§ Provided data
====
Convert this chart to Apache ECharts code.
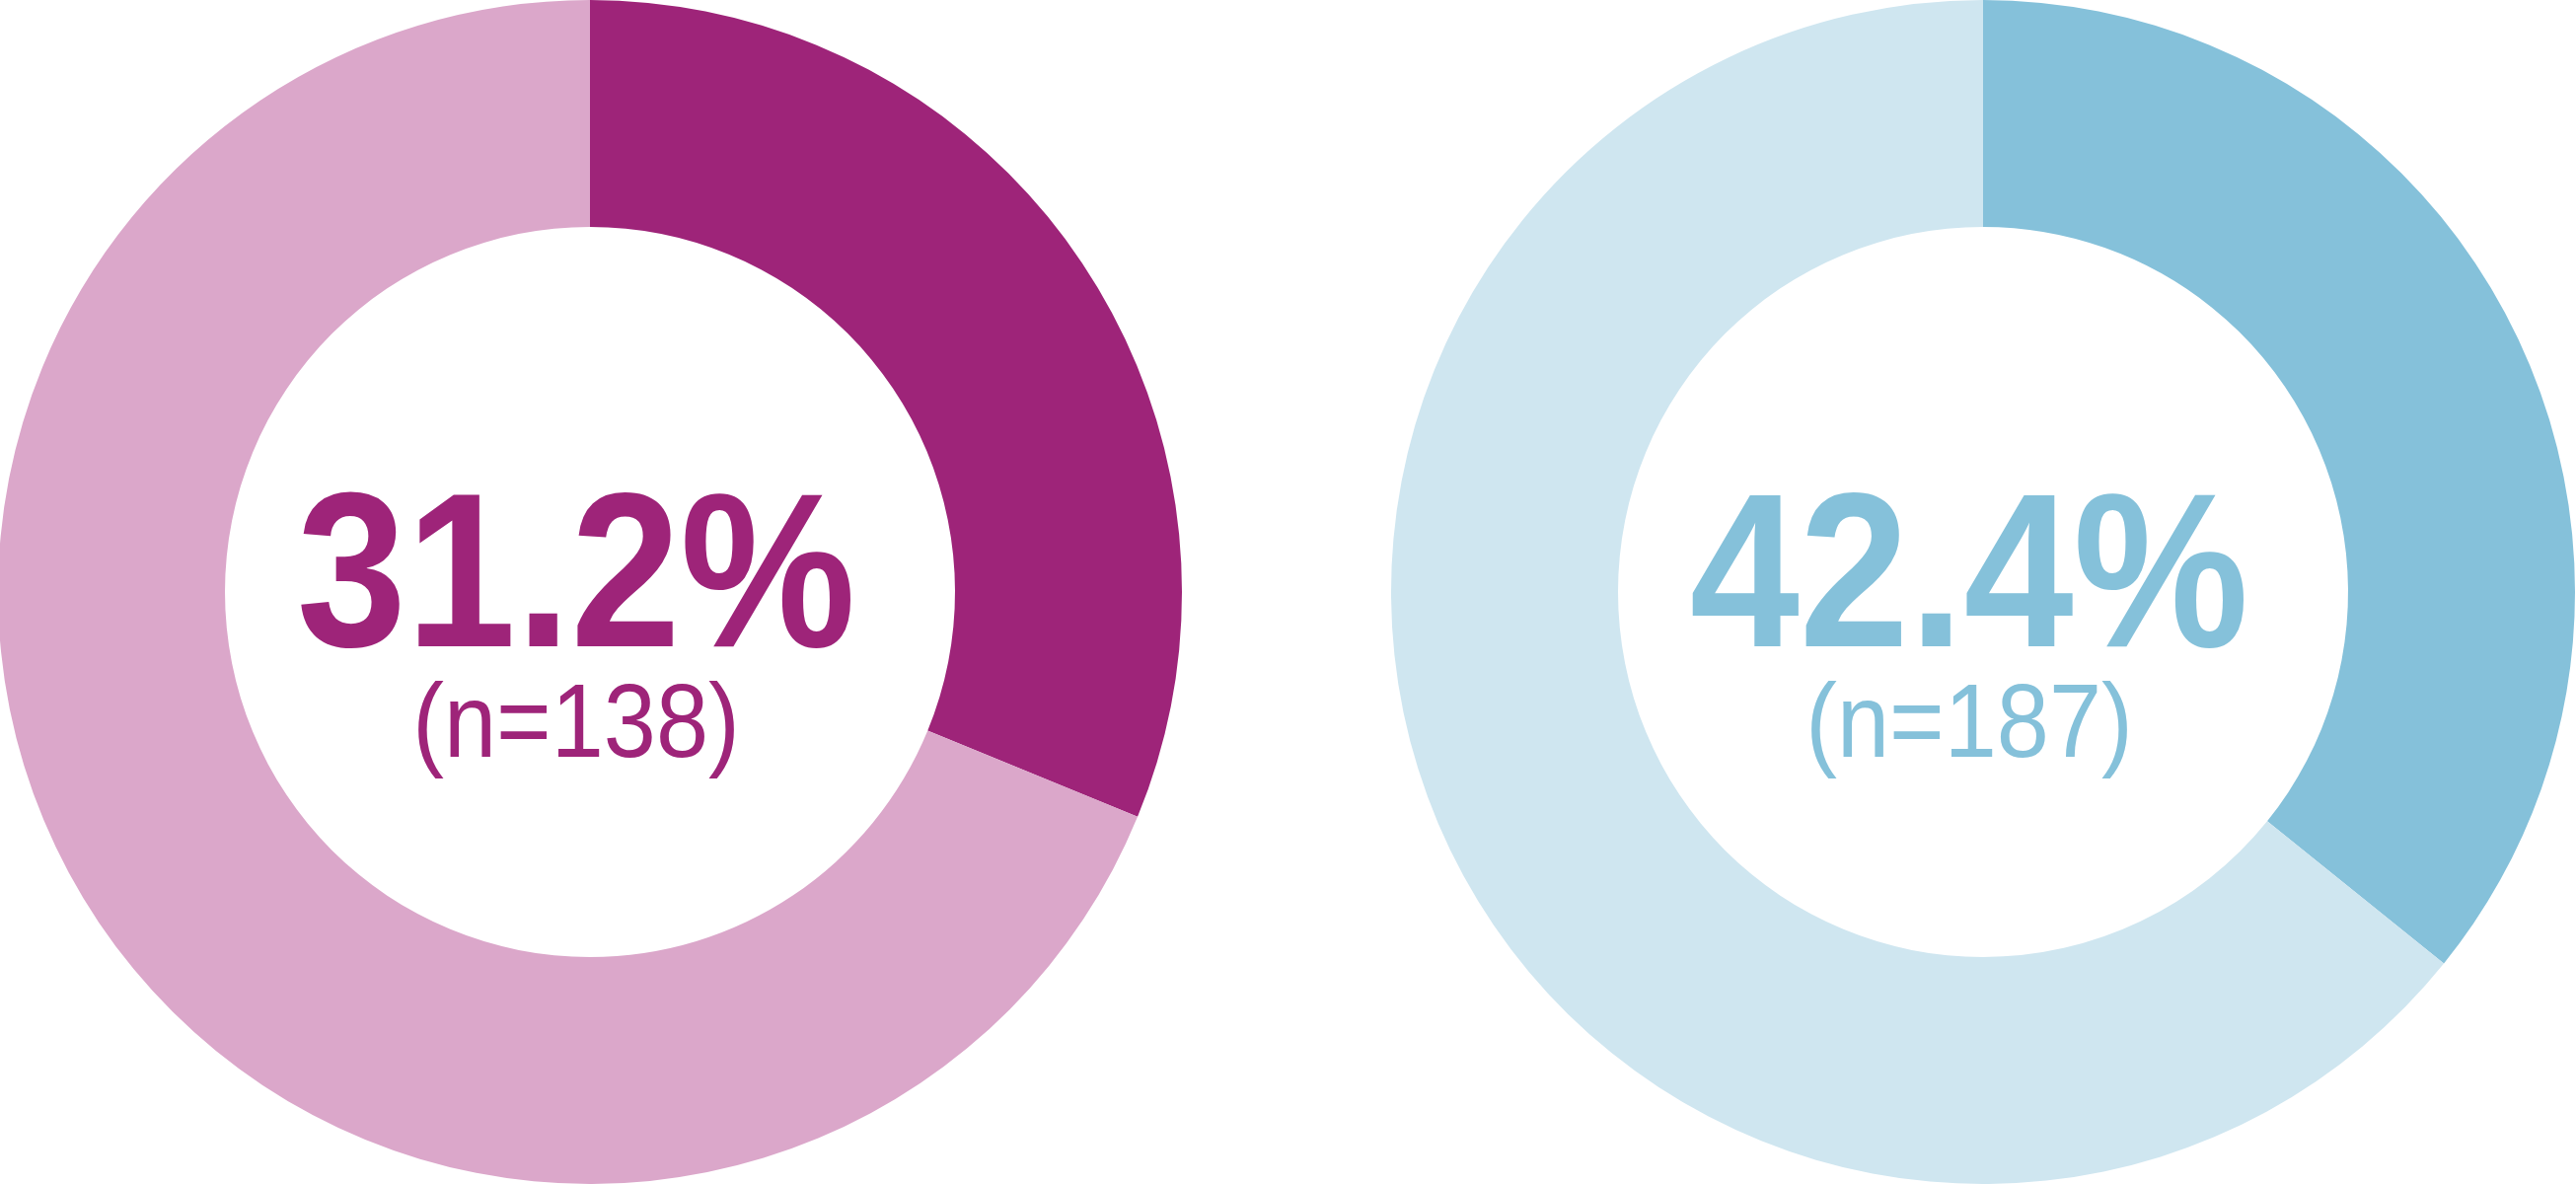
<!DOCTYPE html>
<html>
<head>
<meta charset="utf-8">
<script src="https://cdn.jsdelivr.net/npm/echarts@6/dist/echarts.min.js"></script>
<style>
html,body{margin:0;padding:0;background:#fff;}
#chart{width:2611px;height:1200px;}
</style>
</head>
<body>
<div id="chart"></div>
<script>
// Data
const categories = ['Share', 'Rest'];
const leftValues = [31.2, 68.8];
const rightValues = [35.8, 64.2];
const percentLabels = ['31.2%', '42.4%'];
const sampleLabels = ['(n=138)', '(n=187)'];

// Styles
const leftColors = ['#9E2479', '#DBA7CA'];
const rightColors = ['#85C1DA', '#CFE6F0'];
const centers = [[598, 600], [2010, 600]];
const FONT = 'Liberation Sans';

const chart = echarts.init(document.getElementById('chart'), null, {renderer: 'canvas'});

function pieSeries(values, colors, center) {
  return {
    type: 'pie',
    center: center,
    radius: [370, 600],
    startAngle: 90,
    clockwise: true,
    silent: true,
    animation: false,
    label: {show: false},
    labelLine: {show: false},
    emphasis: {disabled: true},
    itemStyle: {borderWidth: 0},
    data: categories.map((c, i) => ({name: c, value: values[i], itemStyle: {color: colors[i]}}))
  };
}

function texts(idx, color) {
  const cx = centers[idx][0] - 14;
  return [
    {
      type: 'text', x: cx, y: 594, scaleX: 0.9, silent: true,
      style: {text: percentLabels[idx], fontFamily: FONT, fontWeight: 'bold',
        fontSize: 222, fill: color, align: 'center', verticalAlign: 'middle'}
    },
    {
      type: 'text', x: cx, y: 738, scaleX: 0.9, silent: true,
      style: {text: sampleLabels[idx], fontFamily: FONT, fontWeight: 'normal',
        fontSize: 106, fill: color, align: 'center', verticalAlign: 'middle'}
    }
  ];
}

chart.setOption({
  backgroundColor: '#ffffff',
  animation: false,
  series: [
    pieSeries(leftValues, leftColors, centers[0]),
    pieSeries(rightValues, rightColors, centers[1])
  ],
  graphic: texts(0, leftColors[0]).concat(texts(1, rightColors[0]))
});
</script>
</body>
</html>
====
§ Instruction
Set the data above down again exactly as given, with no pictures.

§ Right answer
Convert this chart to Apache ECharts code.
<!DOCTYPE html>
<html>
<head>
<meta charset="utf-8">
<script src="https://cdn.jsdelivr.net/npm/echarts@6/dist/echarts.min.js"></script>
<style>
html,body{margin:0;padding:0;background:#fff;}
#chart{width:2611px;height:1200px;}
</style>
</head>
<body>
<div id="chart"></div>
<script>
// Data
const categories = ['Share', 'Rest'];
const leftValues = [31.2, 68.8];
const rightValues = [35.8, 64.2];
const percentLabels = ['31.2%', '42.4%'];
const sampleLabels = ['(n=138)', '(n=187)'];

// Styles
const leftColors = ['#9E2479', '#DBA7CA'];
const rightColors = ['#85C1DA', '#CFE6F0'];
const centers = [[598, 600], [2010, 600]];
const FONT = 'Liberation Sans';

const chart = echarts.init(document.getElementById('chart'), null, {renderer: 'canvas'});

function pieSeries(values, colors, center) {
  return {
    type: 'pie',
    center: center,
    radius: [370, 600],
    startAngle: 90,
    clockwise: true,
    silent: true,
    animation: false,
    label: {show: false},
    labelLine: {show: false},
    emphasis: {disabled: true},
    itemStyle: {borderWidth: 0},
    data: categories.map((c, i) => ({name: c, value: values[i], itemStyle: {color: colors[i]}}))
  };
}

function texts(idx, color) {
  const cx = centers[idx][0] - 14;
  return [
    {
      type: 'text', x: cx, y: 594, scaleX: 0.9, silent: true,
      style: {text: percentLabels[idx], fontFamily: FONT, fontWeight: 'bold',
        fontSize: 222, fill: color, align: 'center', verticalAlign: 'middle'}
    },
    {
      type: 'text', x: cx, y: 738, scaleX: 0.9, silent: true,
      style: {text: sampleLabels[idx], fontFamily: FONT, fontWeight: 'normal',
        fontSize: 106, fill: color, align: 'center', verticalAlign: 'middle'}
    }
  ];
}

chart.setOption({
  backgroundColor: '#ffffff',
  animation: false,
  series: [
    pieSeries(leftValues, leftColors, centers[0]),
    pieSeries(rightValues, rightColors, centers[1])
  ],
  graphic: texts(0, leftColors[0]).concat(texts(1, rightColors[0]))
});
</script>
</body>
</html>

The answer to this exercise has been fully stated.